The next chunk of the tour was a flurry of proposed residence development. From J we passed Planning Units I-1 and I-2 where 11 residences would go. Then came Unit G, near the Corporation Yard where PBC would build 48 residences for employees. Finally, we saw Unit F, near the entrance to Poppy Hills, which would see the majority of the plan’s residential development, 16 homes near the SFB Morse Botanical Reserve.
At this point Peter Douglas pointed out the “funny” little divot in the coastal boundary we were driving through between Planning Units B and C, a roughly 53-acre area. Unit B would see up to 12 units of employee housing under the proposed plan and Unit C would be home to the transplanted driving range, parking and visitor services.
After lunch, we drove back through Unit C and up to Sawmill Gulch, the tour’s last stop. Once an old sandpit, the gulch is just now beginning to see the fruits of a “slow-occurring restoration.”
As we all stood at the edge of the lower gulch, a local resident couldn’t help chiming in and asking a few questions about the proposed equestrian center. Pebble Beach Executive Vice President Mark Stillwell, apparently irritated, gave Lester and Carl a “wrap it up” signal that concluded the discussion.

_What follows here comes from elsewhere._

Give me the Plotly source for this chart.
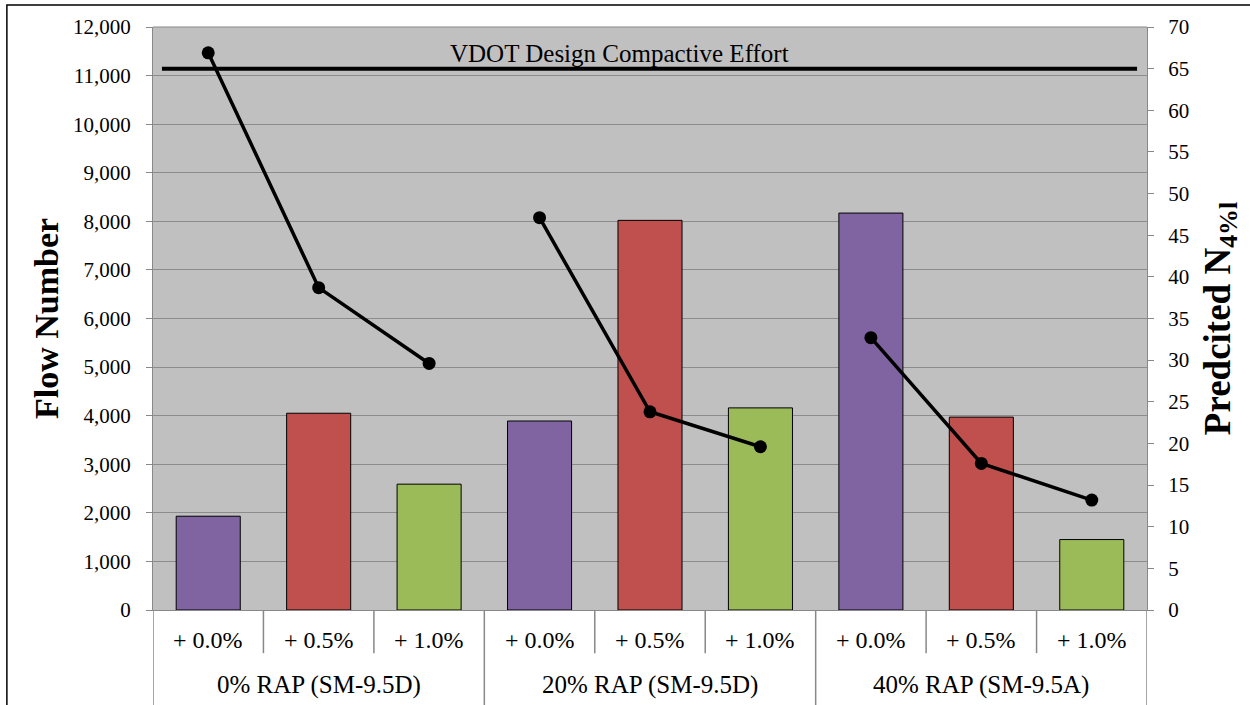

Instead of returning to the Hyatt, where the tour had begun, the bus continued down Highway 1 and went north on 68, a move which audibly surprised many on the bus. After the long drive inland, the bus turned up towards Jacks Peak and past the 200 acres that PBC is attempting to swap in exchange for developing Sawmill Gulch. Winding through the forest, miles from Pebble Beach, we were reminded one last time of the development’s sweeping scope.